:: LISTING

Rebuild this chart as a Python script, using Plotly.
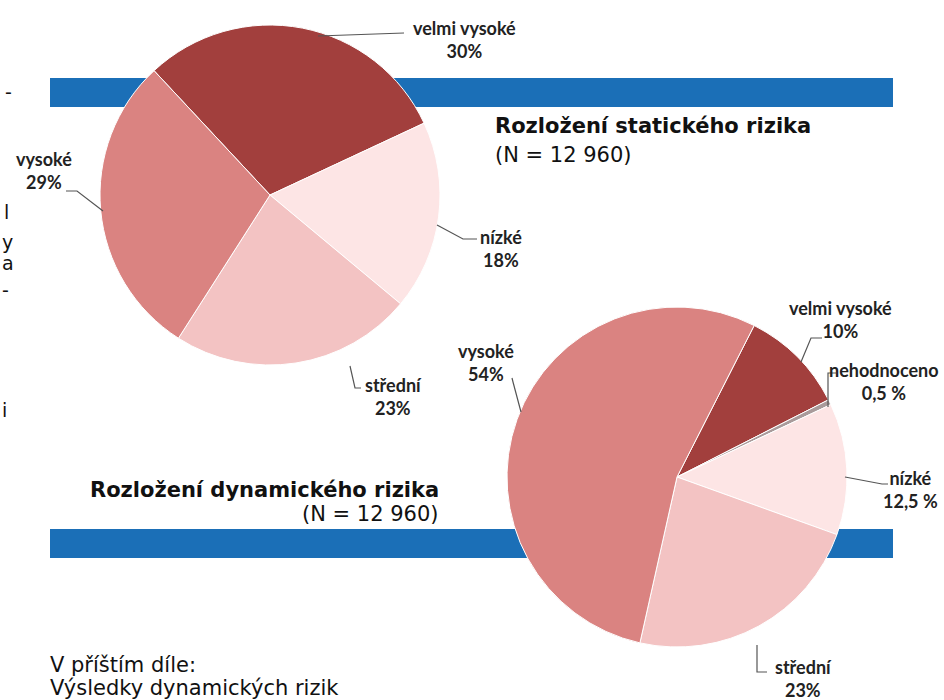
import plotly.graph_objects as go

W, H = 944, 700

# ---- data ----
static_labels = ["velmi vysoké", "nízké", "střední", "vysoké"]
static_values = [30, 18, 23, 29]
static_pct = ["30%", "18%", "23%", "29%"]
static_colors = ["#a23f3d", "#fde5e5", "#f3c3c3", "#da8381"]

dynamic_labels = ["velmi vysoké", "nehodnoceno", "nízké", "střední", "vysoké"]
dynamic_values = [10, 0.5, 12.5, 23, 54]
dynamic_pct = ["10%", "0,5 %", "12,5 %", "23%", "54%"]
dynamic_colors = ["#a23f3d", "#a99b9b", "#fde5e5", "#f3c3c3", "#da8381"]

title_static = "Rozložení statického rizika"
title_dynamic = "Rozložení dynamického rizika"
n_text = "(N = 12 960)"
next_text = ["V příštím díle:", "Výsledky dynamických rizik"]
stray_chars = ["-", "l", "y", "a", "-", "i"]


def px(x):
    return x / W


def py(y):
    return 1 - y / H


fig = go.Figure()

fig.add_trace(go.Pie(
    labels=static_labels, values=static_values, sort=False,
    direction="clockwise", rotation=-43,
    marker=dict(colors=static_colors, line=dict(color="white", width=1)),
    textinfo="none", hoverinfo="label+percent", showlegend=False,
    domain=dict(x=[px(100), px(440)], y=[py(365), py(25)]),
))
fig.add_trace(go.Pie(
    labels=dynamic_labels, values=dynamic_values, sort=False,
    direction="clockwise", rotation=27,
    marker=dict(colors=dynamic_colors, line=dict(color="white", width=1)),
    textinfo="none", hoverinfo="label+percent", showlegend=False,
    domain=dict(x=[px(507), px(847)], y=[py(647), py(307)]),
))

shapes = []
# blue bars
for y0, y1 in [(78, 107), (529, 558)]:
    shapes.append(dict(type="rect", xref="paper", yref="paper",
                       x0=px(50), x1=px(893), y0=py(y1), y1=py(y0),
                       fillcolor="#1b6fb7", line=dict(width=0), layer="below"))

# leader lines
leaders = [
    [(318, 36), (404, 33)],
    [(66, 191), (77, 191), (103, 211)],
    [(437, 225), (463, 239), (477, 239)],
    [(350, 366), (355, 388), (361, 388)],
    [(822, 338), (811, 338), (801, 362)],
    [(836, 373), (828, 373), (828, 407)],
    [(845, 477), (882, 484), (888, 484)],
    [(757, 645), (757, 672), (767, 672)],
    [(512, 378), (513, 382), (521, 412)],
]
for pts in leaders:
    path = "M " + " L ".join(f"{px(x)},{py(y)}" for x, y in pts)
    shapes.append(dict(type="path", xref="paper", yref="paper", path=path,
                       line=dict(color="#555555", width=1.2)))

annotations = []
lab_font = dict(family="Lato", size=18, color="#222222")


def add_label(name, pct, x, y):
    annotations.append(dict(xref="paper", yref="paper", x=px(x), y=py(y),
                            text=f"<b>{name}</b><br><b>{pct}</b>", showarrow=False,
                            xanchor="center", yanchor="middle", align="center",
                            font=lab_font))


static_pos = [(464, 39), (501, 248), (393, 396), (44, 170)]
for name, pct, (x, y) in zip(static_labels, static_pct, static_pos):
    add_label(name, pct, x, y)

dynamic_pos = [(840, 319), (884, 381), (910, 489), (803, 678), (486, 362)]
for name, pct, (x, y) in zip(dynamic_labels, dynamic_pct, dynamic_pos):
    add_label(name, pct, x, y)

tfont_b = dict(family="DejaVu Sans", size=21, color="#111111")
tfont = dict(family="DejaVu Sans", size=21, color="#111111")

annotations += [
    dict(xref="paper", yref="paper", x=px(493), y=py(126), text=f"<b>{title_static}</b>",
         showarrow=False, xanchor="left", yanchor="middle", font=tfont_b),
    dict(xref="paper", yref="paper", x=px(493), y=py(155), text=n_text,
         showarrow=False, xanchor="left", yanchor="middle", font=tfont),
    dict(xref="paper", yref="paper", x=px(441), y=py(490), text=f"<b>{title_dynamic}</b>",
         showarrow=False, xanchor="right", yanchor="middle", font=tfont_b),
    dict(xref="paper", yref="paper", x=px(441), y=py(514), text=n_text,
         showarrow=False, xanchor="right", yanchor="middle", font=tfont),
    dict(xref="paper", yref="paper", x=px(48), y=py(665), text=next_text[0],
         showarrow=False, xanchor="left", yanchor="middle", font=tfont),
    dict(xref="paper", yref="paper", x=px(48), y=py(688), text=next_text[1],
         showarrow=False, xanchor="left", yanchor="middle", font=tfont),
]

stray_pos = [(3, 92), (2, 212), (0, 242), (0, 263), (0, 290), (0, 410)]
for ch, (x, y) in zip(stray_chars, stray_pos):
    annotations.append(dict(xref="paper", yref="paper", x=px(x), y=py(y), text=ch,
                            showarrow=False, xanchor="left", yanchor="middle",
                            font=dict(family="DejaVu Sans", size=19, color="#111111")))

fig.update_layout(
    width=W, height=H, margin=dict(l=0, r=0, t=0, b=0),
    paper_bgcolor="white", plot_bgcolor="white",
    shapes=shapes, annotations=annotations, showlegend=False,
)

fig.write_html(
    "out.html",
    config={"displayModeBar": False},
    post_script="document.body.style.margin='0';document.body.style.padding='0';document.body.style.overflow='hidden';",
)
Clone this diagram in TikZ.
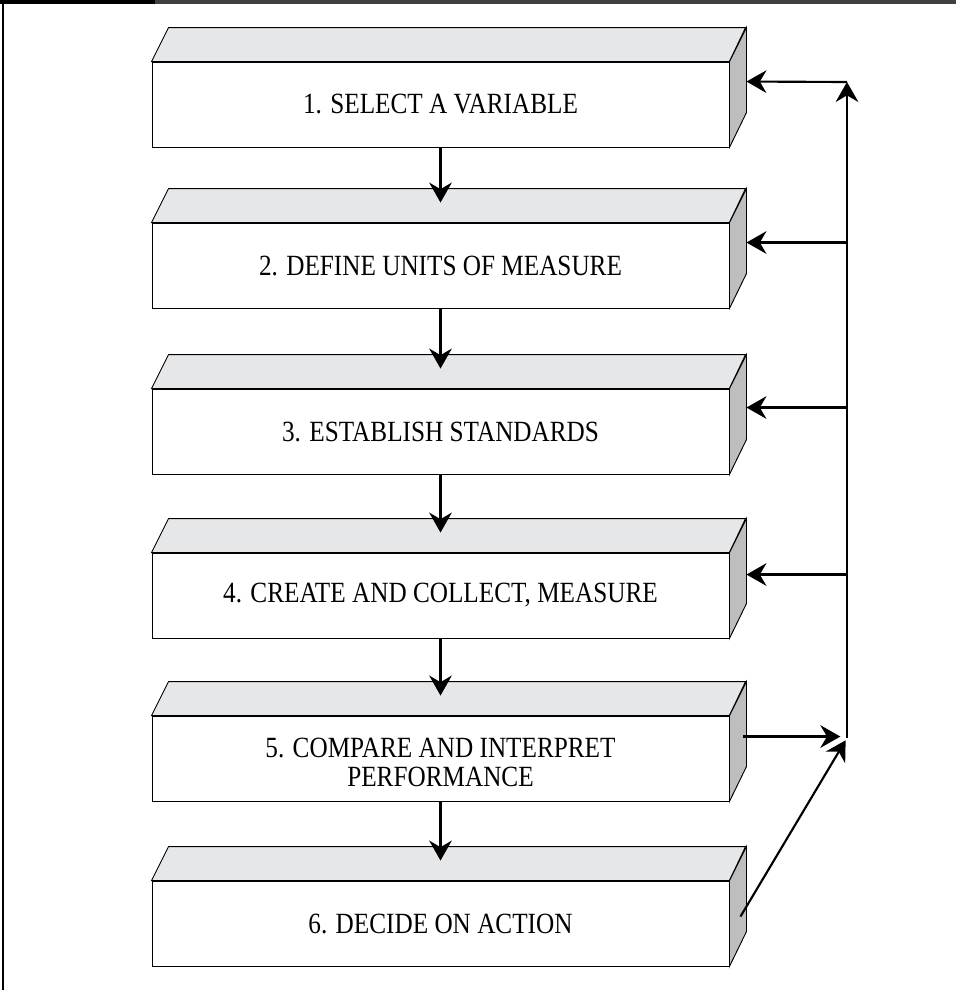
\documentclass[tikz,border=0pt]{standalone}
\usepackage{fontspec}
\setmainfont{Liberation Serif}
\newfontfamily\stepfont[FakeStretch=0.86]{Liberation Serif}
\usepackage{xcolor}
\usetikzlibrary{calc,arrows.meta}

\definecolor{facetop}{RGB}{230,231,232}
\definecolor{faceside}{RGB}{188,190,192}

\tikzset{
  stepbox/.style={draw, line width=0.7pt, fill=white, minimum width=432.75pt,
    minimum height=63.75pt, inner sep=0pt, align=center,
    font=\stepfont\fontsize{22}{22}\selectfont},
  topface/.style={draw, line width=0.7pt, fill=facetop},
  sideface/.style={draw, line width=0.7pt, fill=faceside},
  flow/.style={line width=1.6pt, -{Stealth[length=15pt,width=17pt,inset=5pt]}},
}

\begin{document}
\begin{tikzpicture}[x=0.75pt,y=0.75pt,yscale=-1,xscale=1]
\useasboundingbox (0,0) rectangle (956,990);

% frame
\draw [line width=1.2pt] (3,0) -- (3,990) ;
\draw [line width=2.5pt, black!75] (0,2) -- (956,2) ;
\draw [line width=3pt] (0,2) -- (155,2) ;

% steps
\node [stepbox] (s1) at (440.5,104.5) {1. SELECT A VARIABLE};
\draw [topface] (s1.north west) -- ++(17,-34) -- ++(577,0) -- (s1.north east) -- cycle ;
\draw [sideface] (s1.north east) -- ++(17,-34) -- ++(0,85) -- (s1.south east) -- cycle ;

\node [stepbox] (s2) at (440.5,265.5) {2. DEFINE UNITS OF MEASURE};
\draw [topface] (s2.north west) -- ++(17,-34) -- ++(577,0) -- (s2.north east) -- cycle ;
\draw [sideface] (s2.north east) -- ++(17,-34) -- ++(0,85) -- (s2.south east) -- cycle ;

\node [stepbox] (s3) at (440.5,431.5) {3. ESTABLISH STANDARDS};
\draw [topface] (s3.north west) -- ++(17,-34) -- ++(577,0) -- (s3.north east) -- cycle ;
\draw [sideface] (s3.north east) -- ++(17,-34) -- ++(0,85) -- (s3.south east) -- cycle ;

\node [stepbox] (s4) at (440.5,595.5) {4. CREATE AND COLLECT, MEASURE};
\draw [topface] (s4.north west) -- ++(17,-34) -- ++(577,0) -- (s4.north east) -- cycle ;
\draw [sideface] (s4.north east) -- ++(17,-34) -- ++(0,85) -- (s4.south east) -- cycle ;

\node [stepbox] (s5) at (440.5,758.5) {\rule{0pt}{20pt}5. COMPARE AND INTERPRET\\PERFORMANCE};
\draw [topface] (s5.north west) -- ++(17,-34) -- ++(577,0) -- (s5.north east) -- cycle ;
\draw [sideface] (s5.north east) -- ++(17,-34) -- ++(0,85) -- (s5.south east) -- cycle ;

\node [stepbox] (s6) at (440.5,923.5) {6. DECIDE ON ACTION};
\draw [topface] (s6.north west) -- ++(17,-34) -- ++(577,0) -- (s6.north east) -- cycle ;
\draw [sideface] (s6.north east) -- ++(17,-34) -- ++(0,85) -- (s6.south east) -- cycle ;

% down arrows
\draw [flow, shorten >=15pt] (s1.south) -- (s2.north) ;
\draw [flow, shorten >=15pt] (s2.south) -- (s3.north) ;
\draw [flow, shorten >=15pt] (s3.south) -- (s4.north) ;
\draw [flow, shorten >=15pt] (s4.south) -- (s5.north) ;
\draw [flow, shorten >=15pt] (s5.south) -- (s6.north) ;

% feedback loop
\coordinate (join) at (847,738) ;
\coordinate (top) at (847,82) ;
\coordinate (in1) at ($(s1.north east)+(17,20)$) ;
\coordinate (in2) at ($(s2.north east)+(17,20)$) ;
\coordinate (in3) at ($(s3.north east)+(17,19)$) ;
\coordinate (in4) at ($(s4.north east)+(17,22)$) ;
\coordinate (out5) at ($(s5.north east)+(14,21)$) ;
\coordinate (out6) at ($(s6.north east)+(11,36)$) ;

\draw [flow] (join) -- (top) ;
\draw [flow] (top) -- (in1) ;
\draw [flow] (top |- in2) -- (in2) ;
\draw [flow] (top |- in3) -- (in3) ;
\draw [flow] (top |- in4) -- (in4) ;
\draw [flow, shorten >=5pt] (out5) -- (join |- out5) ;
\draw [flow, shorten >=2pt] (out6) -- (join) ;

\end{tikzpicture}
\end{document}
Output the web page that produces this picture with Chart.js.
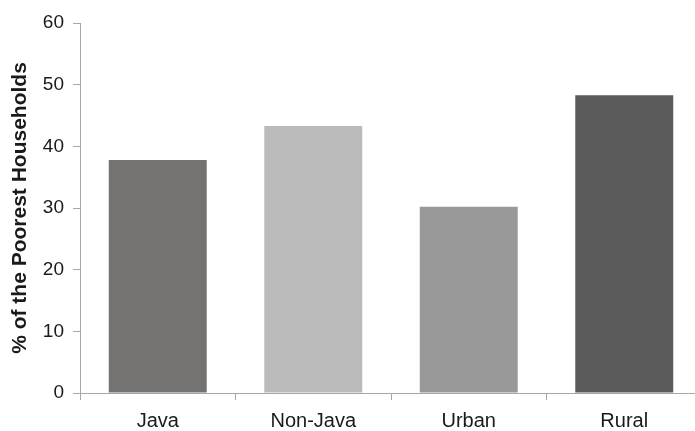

::::

* [PROBLEM DETAILS]
Repeat only the lines between the start of the data and the line with "W, H = 944, 700", including those two lines, and skip the pictures.

* [OUTPUT OF THE EXERCISE]
Rebuild this chart as a Python script, using Plotly.
import plotly.graph_objects as go

W, H = 944, 700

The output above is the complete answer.